Even so the terrain and toughness of the course here had been an eye-opener for them. Alex Pilkington, sporting a nasty black eye after losing an argument with a rock, said, “We found the stages all a few hours too long and arduous. We allowed 30% to 50% extra on the estimated times for our planning but it was more like 100% and were out of food at every transition.”

Anthony Emmet added, “The trouble is you never know how brutal a race is going to be until it’s too late and you are really beaten up. I think if we’d slept more earlier in the race we might have done better – but you don’t know that at the time.”

“The grasses and tussocks here are sharp and spiky,” Pilkington added, “and we planned our route to avoid the marshy areas, as in the UK you’d sink into them.  That was a mistake as here they were soft underfoot and easy to cross.  As a navigator I also found that making the 21 degree magnetic declination adjustment was something extra to think about all the time, while I’m sure the Kiwis just do it as second nature. I struggled with the maps a bit too as they are better at home. Here you’d get bluffed out when nothing was marked on the map, so that took a bit of adjustment.”

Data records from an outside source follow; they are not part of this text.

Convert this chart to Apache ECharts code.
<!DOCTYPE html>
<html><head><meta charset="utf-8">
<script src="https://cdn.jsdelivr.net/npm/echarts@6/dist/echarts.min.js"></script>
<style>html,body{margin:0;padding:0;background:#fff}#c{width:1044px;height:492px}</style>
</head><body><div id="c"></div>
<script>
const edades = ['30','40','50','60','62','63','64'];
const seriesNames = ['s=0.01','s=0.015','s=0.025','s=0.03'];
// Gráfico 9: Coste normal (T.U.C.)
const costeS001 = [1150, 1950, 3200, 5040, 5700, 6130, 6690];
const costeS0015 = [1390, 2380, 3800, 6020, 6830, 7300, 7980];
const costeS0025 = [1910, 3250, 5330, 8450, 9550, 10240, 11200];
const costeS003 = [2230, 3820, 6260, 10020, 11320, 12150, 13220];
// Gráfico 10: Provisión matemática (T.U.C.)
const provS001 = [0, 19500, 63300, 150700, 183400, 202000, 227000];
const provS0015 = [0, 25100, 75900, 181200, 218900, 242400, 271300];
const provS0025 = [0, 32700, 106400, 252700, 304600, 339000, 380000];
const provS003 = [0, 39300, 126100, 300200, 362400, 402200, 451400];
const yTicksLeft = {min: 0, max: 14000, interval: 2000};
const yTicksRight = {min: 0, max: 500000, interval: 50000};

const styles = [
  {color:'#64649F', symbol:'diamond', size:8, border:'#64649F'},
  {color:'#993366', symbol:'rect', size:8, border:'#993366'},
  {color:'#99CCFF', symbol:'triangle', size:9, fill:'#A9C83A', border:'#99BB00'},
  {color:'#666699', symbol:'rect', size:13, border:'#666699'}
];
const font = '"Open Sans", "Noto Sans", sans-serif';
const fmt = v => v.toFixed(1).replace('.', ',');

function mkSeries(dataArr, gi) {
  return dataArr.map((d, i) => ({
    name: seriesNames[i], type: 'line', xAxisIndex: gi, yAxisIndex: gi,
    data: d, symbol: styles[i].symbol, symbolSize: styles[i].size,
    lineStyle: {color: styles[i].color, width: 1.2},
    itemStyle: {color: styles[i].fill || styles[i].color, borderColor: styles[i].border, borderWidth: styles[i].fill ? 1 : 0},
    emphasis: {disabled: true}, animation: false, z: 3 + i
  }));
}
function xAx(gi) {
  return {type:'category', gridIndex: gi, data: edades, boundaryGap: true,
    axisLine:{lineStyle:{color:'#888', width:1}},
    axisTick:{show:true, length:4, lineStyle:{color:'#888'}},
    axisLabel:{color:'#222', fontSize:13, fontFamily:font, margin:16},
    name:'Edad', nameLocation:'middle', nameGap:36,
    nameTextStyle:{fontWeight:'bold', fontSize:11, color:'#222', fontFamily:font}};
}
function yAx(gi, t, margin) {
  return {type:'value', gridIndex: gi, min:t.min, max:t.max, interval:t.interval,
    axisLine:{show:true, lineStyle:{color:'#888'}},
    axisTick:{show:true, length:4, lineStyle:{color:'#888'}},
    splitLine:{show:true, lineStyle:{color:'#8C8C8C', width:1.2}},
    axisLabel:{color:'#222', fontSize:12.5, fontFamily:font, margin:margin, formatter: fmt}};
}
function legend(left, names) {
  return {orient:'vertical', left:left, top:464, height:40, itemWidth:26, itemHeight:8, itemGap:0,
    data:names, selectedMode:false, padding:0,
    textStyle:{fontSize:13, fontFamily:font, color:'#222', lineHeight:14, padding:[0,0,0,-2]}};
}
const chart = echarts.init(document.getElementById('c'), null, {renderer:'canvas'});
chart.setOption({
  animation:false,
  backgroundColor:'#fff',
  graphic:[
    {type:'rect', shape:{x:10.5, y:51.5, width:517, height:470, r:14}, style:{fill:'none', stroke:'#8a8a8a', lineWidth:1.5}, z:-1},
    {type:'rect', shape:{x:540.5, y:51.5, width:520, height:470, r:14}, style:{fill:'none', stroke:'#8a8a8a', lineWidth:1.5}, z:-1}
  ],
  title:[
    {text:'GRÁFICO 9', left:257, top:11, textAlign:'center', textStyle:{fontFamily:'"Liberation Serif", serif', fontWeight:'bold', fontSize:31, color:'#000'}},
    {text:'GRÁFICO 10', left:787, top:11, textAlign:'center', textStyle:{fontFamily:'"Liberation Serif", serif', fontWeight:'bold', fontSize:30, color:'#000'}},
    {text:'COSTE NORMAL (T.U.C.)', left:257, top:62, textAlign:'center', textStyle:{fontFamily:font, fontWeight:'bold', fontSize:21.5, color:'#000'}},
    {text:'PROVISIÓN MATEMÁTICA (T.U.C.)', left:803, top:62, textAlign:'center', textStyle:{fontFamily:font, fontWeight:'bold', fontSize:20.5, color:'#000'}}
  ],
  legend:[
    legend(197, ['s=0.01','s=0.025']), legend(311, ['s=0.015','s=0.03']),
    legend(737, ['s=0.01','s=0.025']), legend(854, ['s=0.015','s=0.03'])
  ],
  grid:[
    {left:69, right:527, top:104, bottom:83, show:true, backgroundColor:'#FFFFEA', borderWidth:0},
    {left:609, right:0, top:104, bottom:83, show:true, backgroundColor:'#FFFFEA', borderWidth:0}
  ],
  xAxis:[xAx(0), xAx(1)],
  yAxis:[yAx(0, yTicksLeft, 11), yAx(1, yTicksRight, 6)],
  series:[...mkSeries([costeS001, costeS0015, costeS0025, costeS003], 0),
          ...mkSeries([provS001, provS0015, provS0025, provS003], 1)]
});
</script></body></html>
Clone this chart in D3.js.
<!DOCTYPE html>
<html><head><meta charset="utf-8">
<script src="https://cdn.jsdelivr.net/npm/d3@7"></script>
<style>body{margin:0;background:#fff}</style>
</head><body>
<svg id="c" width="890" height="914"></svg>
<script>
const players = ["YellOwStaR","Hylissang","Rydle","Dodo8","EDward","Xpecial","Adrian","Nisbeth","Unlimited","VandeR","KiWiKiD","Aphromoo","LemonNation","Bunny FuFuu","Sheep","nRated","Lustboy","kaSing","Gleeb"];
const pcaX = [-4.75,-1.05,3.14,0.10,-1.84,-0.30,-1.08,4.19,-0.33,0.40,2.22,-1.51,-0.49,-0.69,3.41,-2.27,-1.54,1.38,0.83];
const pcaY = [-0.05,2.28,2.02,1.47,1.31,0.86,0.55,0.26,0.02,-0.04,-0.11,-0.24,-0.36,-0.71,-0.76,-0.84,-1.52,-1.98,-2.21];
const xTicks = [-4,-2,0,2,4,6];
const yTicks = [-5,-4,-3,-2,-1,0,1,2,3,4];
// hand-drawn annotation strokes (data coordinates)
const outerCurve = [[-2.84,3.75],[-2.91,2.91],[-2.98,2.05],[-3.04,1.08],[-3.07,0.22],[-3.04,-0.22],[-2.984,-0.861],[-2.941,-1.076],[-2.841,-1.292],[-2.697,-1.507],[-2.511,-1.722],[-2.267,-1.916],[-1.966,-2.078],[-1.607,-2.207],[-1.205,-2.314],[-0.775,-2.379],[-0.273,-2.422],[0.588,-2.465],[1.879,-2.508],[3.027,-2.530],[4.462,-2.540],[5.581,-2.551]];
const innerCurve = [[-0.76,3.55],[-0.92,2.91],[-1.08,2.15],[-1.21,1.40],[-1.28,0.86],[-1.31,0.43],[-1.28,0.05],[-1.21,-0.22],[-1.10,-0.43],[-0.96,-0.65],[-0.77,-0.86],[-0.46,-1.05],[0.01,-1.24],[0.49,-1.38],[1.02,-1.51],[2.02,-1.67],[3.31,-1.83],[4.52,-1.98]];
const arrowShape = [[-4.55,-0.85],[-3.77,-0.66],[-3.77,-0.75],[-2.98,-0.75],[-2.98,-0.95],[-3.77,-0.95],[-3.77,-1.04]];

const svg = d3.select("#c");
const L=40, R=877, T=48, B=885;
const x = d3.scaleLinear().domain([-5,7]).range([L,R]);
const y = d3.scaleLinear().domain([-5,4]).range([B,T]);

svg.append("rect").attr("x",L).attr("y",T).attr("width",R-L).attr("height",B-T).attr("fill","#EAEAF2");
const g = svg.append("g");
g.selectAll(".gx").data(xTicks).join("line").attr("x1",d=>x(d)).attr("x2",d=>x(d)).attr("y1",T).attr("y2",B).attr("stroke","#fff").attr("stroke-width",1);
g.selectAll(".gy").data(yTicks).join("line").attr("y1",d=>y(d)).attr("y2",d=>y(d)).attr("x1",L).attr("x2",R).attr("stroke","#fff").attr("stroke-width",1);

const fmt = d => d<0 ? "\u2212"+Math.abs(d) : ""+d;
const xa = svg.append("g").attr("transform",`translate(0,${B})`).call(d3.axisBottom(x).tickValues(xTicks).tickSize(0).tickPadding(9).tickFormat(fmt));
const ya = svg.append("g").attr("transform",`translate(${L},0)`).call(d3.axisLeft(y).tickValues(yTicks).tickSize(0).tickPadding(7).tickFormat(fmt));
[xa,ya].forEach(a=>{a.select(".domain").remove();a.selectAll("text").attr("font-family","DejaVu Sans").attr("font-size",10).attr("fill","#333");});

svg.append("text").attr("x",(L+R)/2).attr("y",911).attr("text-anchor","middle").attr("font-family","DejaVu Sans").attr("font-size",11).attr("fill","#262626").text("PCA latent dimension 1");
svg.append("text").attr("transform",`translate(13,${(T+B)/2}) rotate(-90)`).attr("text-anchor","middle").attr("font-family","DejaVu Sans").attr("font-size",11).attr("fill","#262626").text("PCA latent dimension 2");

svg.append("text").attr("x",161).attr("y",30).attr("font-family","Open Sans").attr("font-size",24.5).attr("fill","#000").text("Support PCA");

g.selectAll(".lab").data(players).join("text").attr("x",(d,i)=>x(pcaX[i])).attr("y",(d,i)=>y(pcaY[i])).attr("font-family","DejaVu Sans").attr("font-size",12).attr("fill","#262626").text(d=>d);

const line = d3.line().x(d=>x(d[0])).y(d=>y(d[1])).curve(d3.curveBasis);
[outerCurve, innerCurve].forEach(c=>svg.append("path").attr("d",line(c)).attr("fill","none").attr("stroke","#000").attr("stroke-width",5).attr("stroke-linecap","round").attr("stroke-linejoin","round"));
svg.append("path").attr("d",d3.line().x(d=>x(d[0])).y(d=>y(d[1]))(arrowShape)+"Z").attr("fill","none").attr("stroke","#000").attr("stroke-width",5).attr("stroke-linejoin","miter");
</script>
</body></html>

 “We shared the navigation. Seamus helped, I did the treks and Ant did the bike rides and the ‘magic forest’ orienteering. We called it that because at night in there is was pretty freaky and we did 12 of the CP’s at night before deciding to sleep.”

They passed the Breen Homes team in the orienteering stage and managed to hang on to their place to the end, just.  Breen Homes were the local Wanaka family team, with legendary racers Andrea and Keith Murray coming back to racing in their 50’s to compete with their sons, Charlie (18) and Craig (16).  Their 8th place was a fantastic result and their tactics a little different to most teams. They carried a big tent and air mattresses and slept more than any other teams right from the start of the race, a tactic that paid off.

Race Director Warren Bates said, “They took a family camping holiday on Godzone!” The team had a rousing reception in the middle of the night with music pumping out of the back a truck at the finish and a specially prepared ski with 4 drinking glasses attached, which they all drank from in a line at once.

Some more prizes were awarded in the night at well. Team Next Generation finished in 6th place and won the Young Guns trophy and the One Direction team were awarded the Legends trophy – the team has a combined age of 209!

Teams are still coming into the finish line on Friday and the race is now preparing the Rugby Club HQ for this afternoon’s social and BBQ as the weather is very wet and everyone needs to come inside.